“A county’s material economy is extremely important, but if it becomes empty spiritually, if it abandons Christianity, then eventually that nation, that country, is doomed to destruction”, the Ministry of Foreign Affairs and Trade’s Minister of State for Security Policy Péter Sztáray said on Saturday in Esztergom in a lecture on the 25th Saint Thomas Becket Memorial Day.

“In addition to theological tradition, to the Hungarians Christianity also means a social structure, which for over a thousand years has determined the status of human dignity, the family, the nation, the state and the country’s Churches”, he added.

“We have a people’s party government that governs the country in a Christian democratic spirit (…) we have constructed a 21st century Christian democrat democracy that guarantees people’s dignity, freedom and security, protects the equality of men and women and the traditional family model, curbs anti-Semitism, protects our Christian culture, and provides a chance for the continued existence and prosperity of our nation”, the Minister of State declared.

“Today, the Hungarians imagine Hungary and Europe as acknowledging the importance of Christianity and being based on the family; while they interpret Europe as a Europe of nations that is not exclusionary, but insists on its values”, Mr. Sztáray underlined. According to the Minister of State’s opinion, differences cannot provide cause for the stigmatisation of any country or for it being excluded from the opportunity to take part in joint decision-making.

“We can only provide a successful response to the nightmare of a united states of Europe without nations if we can rely on strong nations that are capable of providing solutions to the problems of the future in cooperation”, Mr. Sztáray said.

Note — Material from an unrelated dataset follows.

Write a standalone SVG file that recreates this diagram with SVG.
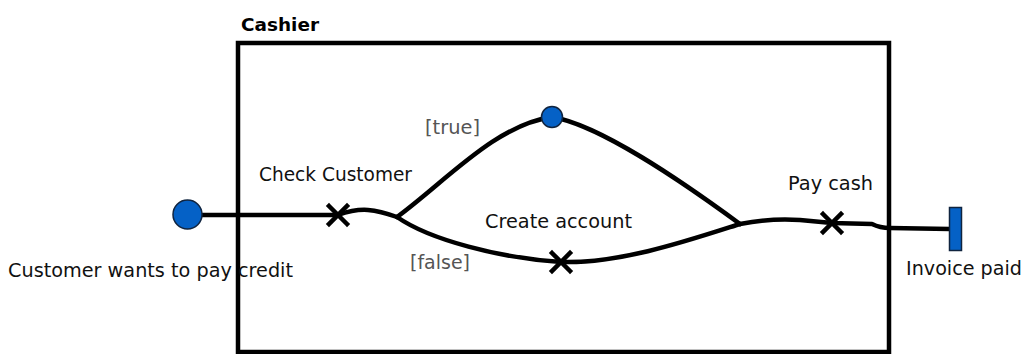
<svg xmlns="http://www.w3.org/2000/svg" width="1025" height="354" viewBox="0 0 1025 354">
<style>
.t{font-family:"DejaVu Sans",Verdana,sans-serif;font-size:19px;fill:#111}
.g{font-family:"DejaVu Sans",Verdana,sans-serif;font-size:19px;fill:#555}
.b{font-family:"DejaVu Sans",Verdana,sans-serif;font-size:18px;font-weight:bold;fill:#000}
.c{fill:none;stroke:#000;stroke-width:4.5;stroke-linecap:round;stroke-linejoin:round}
.x{fill:none;stroke:#000;stroke-width:4.5;stroke-linecap:square}
.n{fill:#0561c6;stroke:#10243f;stroke-width:1.5}
</style>
<rect width="1025" height="354" fill="#fff"/>
<g id="connectors">
<path class="c" d="M187 215 L338 215 Q355 209 368 210 Q380 211 397 217"/>
<path class="c" d="M397 217 C445 182 495 125 552 117"/>
<path class="c" d="M552 117 C600 125 680 180 740 224"/>
<path class="c" d="M397 217 C430 240 500 258 561 262 C620 264 690 240 740 224"/>
<path class="c" d="M740 224 Q770 218 800 220 L832 223 L872 224 Q880 228 890 228 L950 229"/>
</g>
<g id="cashier">
<rect x="238" y="43" width="651" height="309" fill="none" stroke="#000" stroke-width="4.5"/>
<text class="b" x="241" y="31" textLength="78" lengthAdjust="spacingAndGlyphs">Cashier</text>
</g>
<g id="start">
<circle class="n" cx="187.5" cy="214.5" r="14.5"/>
<text class="t" x="8" y="277" textLength="285" lengthAdjust="spacingAndGlyphs">Customer wants to pay credit</text>
</g>
<g id="check-customer">
<path class="x" d="M329 206 L347 224 M347 206 L329 224"/>
<text class="t" x="259" y="181" textLength="153" lengthAdjust="spacingAndGlyphs">Check Customer</text>
</g>
<g id="true-node">
<circle class="n" cx="552" cy="117" r="10.5"/>
<text class="g" x="425" y="134" textLength="55" lengthAdjust="spacingAndGlyphs">[true]</text>
</g>
<g id="false-label">
<text class="g" x="410" y="269" textLength="60" lengthAdjust="spacingAndGlyphs">[false]</text>
</g>
<g id="create-account">
<path class="x" d="M552 253 L570 271 M570 253 L552 271"/>
<text class="t" x="485" y="228" textLength="147" lengthAdjust="spacingAndGlyphs">Create account</text>
</g>
<g id="pay-cash">
<path class="x" d="M823 214 L841 232 M841 214 L823 232"/>
<text class="t" x="788" y="190" textLength="85" lengthAdjust="spacingAndGlyphs">Pay cash</text>
</g>
<g id="invoice-paid">
<rect class="n" x="949.5" y="207.5" width="12" height="43"/>
<text class="t" x="906" y="275" textLength="116" lengthAdjust="spacingAndGlyphs">Invoice paid</text>
</g>
</svg>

In his lecture at the event, Minister of Human Capacities Miklós Kásler presented the continuous change in the Church organisation and power structure of the two societies beginning from the founding of the state, highlighting the similarities between the lives of Archbishop of Canterbury Thomas Becket and Archbishop of Esztergom Lukács Bánfi, both of whom turned against their king in defence of their faith and in the interests of the independence of the Church.

“The conscientiousness shown by Thomas Becket, which he maintained until his martyrdom, will forever remain an example”, Mr. Kásler said in a statement to Hungarian news agency MTI. The United Kingdom’s Ambassador to Budapest, Iain Lindsay, spoke similarly in his speech, which was partly given in Hungarian, when he said: “The life of Thomas Becket was not without merit, but his martyrdom changed him from a man of the age to a man of the ages”.

In his closing speech, Mayor of Esztergom Etelka Romanek (Fidesz-KDNP) said we live in a difficult era that does not care about God, neglects national awareness, and is abandoning the values that are synonymous with being part of the Hungarian people, Christianity and a Christian Europe. “Only the profession and acceptance of a moral values that involve spirituality enables the preservation and advancement of life. We must forge communities in which inclusion affords protection. Common faith and love provide protection against the destruction of the secularised world”, she stated.

Prior to the event, which was organised by the Sándor Rudnay Cultural and City Conservation Association and the Sándor Rudnay Foundation, an ecumenical church service was held in Esztergom’s Saint Thomas Chapel.

Esztergom and Canterbury have been related through culture and religious history since the 12th century. Both settlements are archbishoprics. The excellent relations between the two cities were founded on the personal friendship between Thomas Becket and Archbishop of Esztergom Lukács Bánfi, which was forged during their studies in Paris. Archbishop Thomas Becket, who became a martyr in 1170, stood up for the autonomy of the church just like the former head of the Hungarian church. Following Becket’s death, Archbishop Job founded a provostship in Esztergom to commemorate the martyr.

Cardinal László Lékai, who was Chairman of the Hungarian Catholic Bishops’ Conference from 1976 until his death in 1986, donated some of the relics of Thomas Becket, which had found their way to Esztergom in 1538, to the Archbishopric of Canterbury in view of the fact that all of the saint’s remains and belongings in England were destroyed on the orders of king Henry VIII.